A variety of things are tucked under P's bed. Mostly underbed drawers contain extra sheets, blankets, and bags that fulfill my need for a chic diaper tote. In the front corner, tucked against his night stand is a Lite Brite.
That's right; that wonderful vintage light up board with holes that make those translucent colored pegs glow in whatever shape you choose. I jumped at the opportunity when a co-worker offered her son's long outgrown version to my son. It is the updated "flat screen" model. In hindsight apparently only the child in me thought this was a good plan. I have almost spilled the tiny little pegs more than once, which is what led to being banished to the darkness under the bed in the first place. As a mother of a little boy what in the world was I thinking! I brought a zillion tiny objects into my house to no doubt plague us with a painful step at all hours of the day and night. It's ok though, because P doesn't go under his bed for anything.

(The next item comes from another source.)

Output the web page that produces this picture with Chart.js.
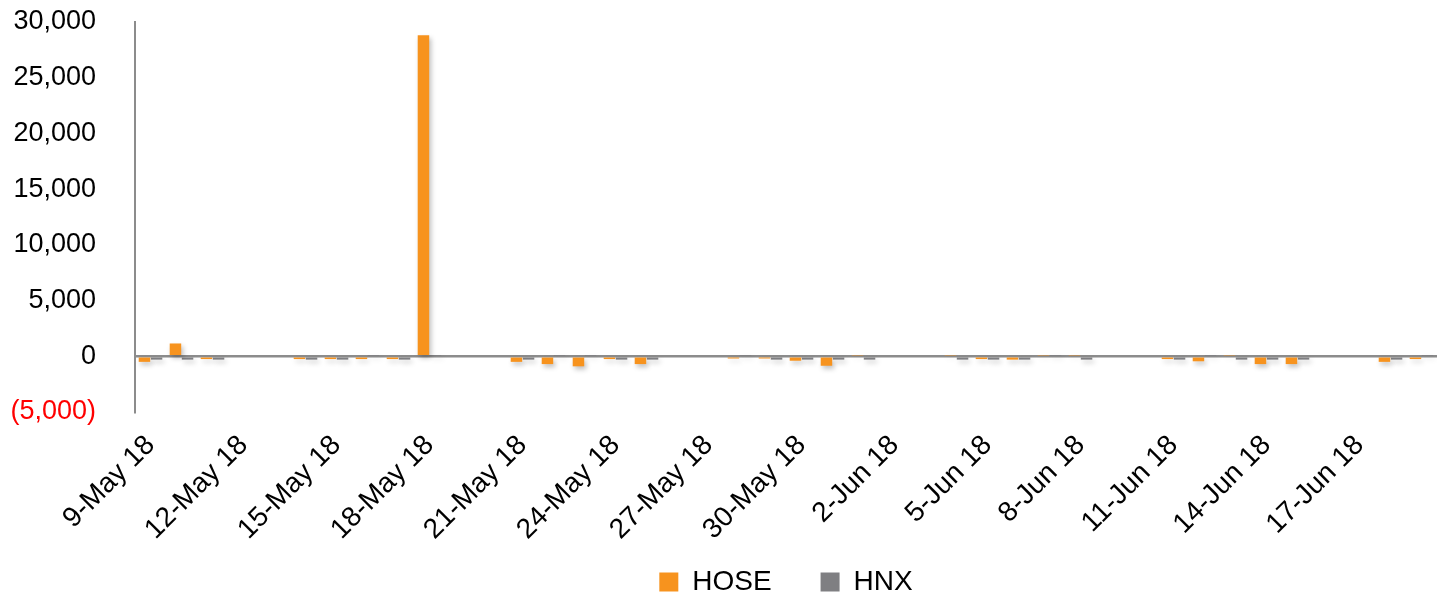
<!DOCTYPE html>
<html>
<head>
<meta charset="utf-8">
<script src="https://cdn.jsdelivr.net/npm/chart.js@4.4.1/dist/chart.umd.min.js"></script>
<style>
  html, body { margin: 0; padding: 0; background: #fff; }
  #wrap { width: 1443px; height: 598px; }
</style>
</head>
<body>
<div id="wrap"><canvas id="chart"></canvas></div>
<script>
// one category per calendar day, weekends left empty
const dates = [
  '9-May 18', '10-May 18', '11-May 18', '12-May 18', '13-May 18', '14-May 18', '15-May 18',
  '16-May 18', '17-May 18', '18-May 18', '19-May 18', '20-May 18', '21-May 18', '22-May 18',
  '23-May 18', '24-May 18', '25-May 18', '26-May 18', '27-May 18', '28-May 18', '29-May 18',
  '30-May 18', '31-May 18', '1-Jun 18', '2-Jun 18', '3-Jun 18', '4-Jun 18', '5-Jun 18',
  '6-Jun 18', '7-Jun 18', '8-Jun 18', '9-Jun 18', '10-Jun 18', '11-Jun 18', '12-Jun 18',
  '13-Jun 18', '14-Jun 18', '15-Jun 18', '16-Jun 18', '17-Jun 18', '18-Jun 18', '19-Jun 18'
];

const hose = [
  -500, 1150, -250, null, null, -250, -250,
  -250, -250, 28800, null, null, -500, -700,
  -900, -250, -700, null, null, -200, -200,
  -400, -850, 80, null, null, 80, -250,
  -300, 80, 80, null, null, -250, -450,
  80, -700, -700, null, null, -500, -250
];

const hnx = [
  -300, -300, -300, null, null, -300, -300,
  50, -300, 50, null, null, -300, 50,
  50, -300, -300, null, null, 50, -300,
  -300, -300, -300, null, null, -300, -300,
  -300, 50, -300, null, null, -300, 50,
  -300, -300, -300, null, null, -300, 50
];

const yTicks = [-5000, 0, 5000, 10000, 15000, 20000, 25000, 30000];

const orange = '#F7931E';
const grey = '#7F7F82';
const axisGrey = '#8C8C8C';
const fontFamily = "'Liberation Sans', Arial, sans-serif";

const fmt = v => Math.abs(v).toLocaleString('en-US');

// soft drop shadow under the bars, like the Excel original
const barShadow = {
  id: 'barShadow',
  beforeDatasetsDraw(chart) {
    const ctx = chart.ctx;
    ctx.save();
    ctx.shadowColor = 'rgba(0, 0, 0, 0.25)';
    ctx.shadowBlur = 5;
    ctx.shadowOffsetX = 2;
    ctx.shadowOffsetY = 3;
  },
  afterDatasetsDraw(chart) {
    chart.ctx.restore();
  }
};

new Chart(document.getElementById('chart'), {
  type: 'bar',
  data: {
    labels: dates,
    datasets: [
      { label: 'HOSE', data: hose, backgroundColor: orange, borderWidth: 0 },
      { label: 'HNX', data: hnx, backgroundColor: grey, borderWidth: 0 }
    ]
  },
  options: {
    responsive: true,
    maintainAspectRatio: false,
    animation: false,
    layout: { padding: { top: 22, right: 6, left: 0, bottom: -8 } },
    datasets: {
      bar: { categoryPercentage: 0.78, barPercentage: 0.95 }
    },
    plugins: {
      legend: {
        position: 'bottom',
        fullSize: false,
        labels: {
          boxWidth: 19,
          boxHeight: 19,
          padding: 10,
          color: '#000',
          font: { size: 28, family: fontFamily },
          // wider gap after the first entry, as in the original legend
          generateLabels: chart => Chart.defaults.plugins.legend.labels.generateLabels(chart)
            .map((item, i) => (i === 0 ? { ...item, text: item.text + '     ' } : item))
        }
      },
      tooltip: { enabled: false }
    },
    scales: {
      x: {
        grid: { display: false },
        border: { display: false },
        afterFit: scale => {
          scale.height = 146;
          scale.paddingLeft = 0;
          scale.paddingRight = 0;
        },
        ticks: {
          autoSkip: false,
          minRotation: 45,
          maxRotation: 45,
          padding: 9,
          color: '#000',
          font: { size: 28, family: fontFamily },
          callback: (val, idx) => (idx % 3 === 0 ? dates[idx] : '')
        }
      },
      y: {
        min: yTicks[0],
        max: yTicks[yTicks.length - 1],
        afterFit: scale => {
          scale.width = 135;
          scale.paddingTop = 0;
          scale.paddingBottom = 0;
        },
        afterBuildTicks: scale => { scale.ticks = yTicks.map(v => ({ value: v })); },
        border: { display: true, color: axisGrey, width: 2 },
        grid: {
          drawTicks: false,
          lineWidth: 2.5,
          color: c => (c.tick && c.tick.value === 0 ? axisGrey : 'transparent')
        },
        ticks: {
          padding: 39,
          color: c => (c.tick && c.tick.value < 0 ? '#FF0000' : '#000'),
          font: { size: 27, family: fontFamily },
          callback: v => (v < 0 ? '(' + fmt(v) + ')' : fmt(v))
        }
      }
    }
  },
  plugins: [barShadow]
});
</script>
</body>
</html>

Can you guess what I found when I walked to the other side of the bed? You bet! It was the Lite Brite. Only a few pieces had escaped the handy little drawer at the bottom of the new improved version and the button had been pushed so the light was on. "See, what this?" he says with his classic quizzical look.

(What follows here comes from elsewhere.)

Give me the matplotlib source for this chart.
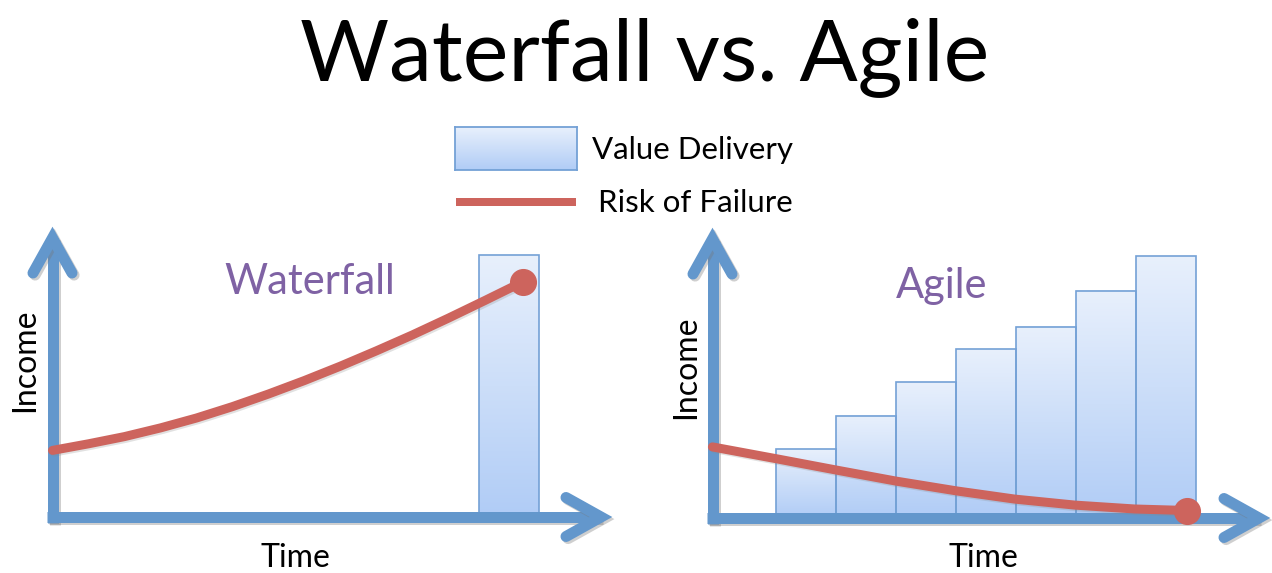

I'm quick to tell him that it's something he can have when he's bigger, scoop up stray pegs and tuck them away, then start trying to quickly cram the still lit Lite Brite back under the bed. He's worried that it's still lit. I can't make it go off! It's on a darn timer so once it's lit it stays that way for an unspecified amount of time. I get it safely tucked under the bed and the bed skirt pulled back down around it. As I start to find something to distract my unforgetful little boy's mind he looks up at me and back at the bed. "I bigger now?" he asks. "Not quite big enough." I tell him. We go on about our day playing with all sorts of things.

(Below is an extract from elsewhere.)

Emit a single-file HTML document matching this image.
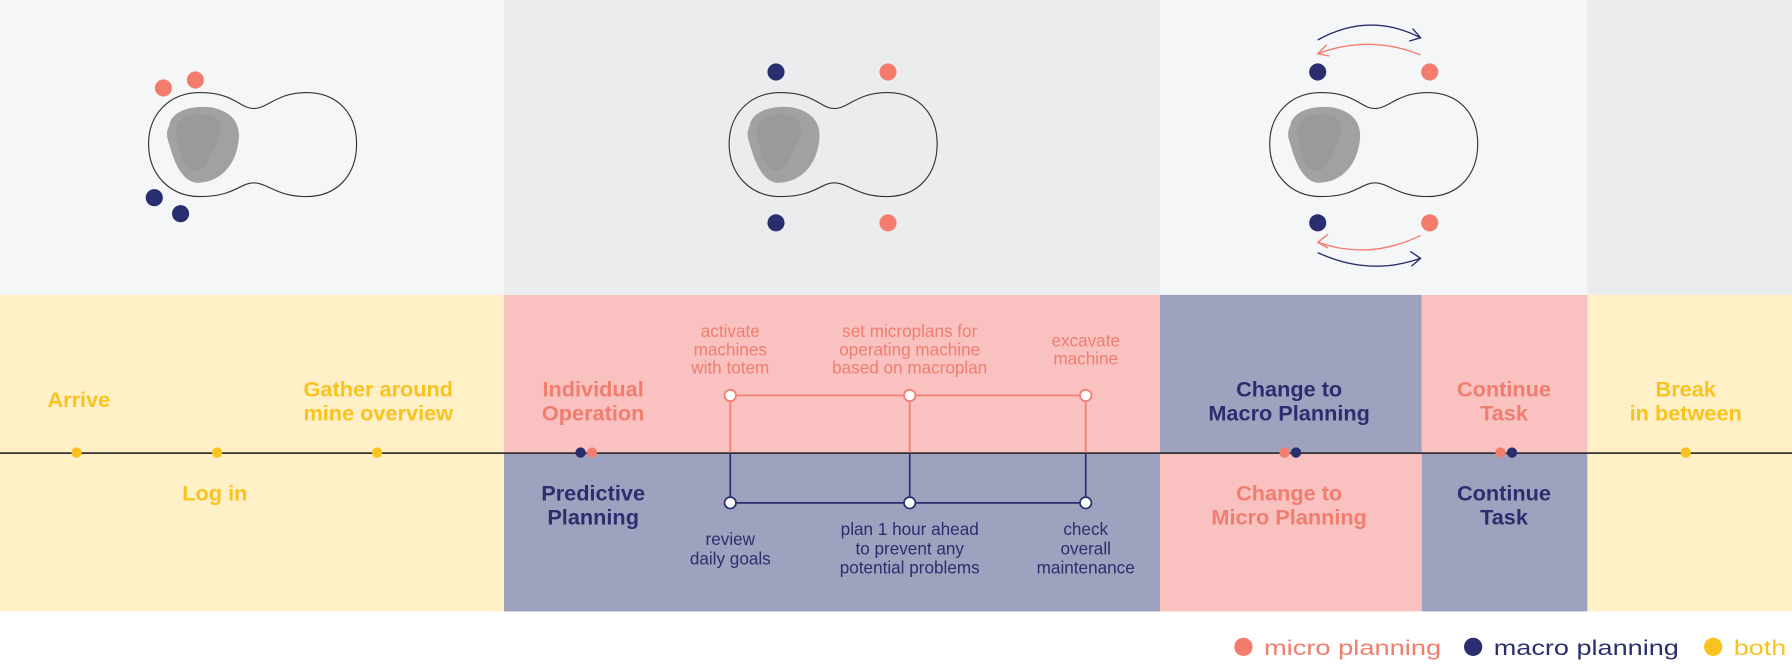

Hours later, I'm leaning towards 4 or 5, I find him sitting again on the otherside of his bed. He knows he's not to touch anything so he looks up at me and assertively tells me "I bigger now." "Not quite big enough," again I tell him. Crisis adverted until another day.
I'm torn between letting him play with it supervised with just a handful of pegs or putting it away somewhere else until he truly is "bigger now." Technically every minute later he is in some way bigger and I wonder if he knows that too.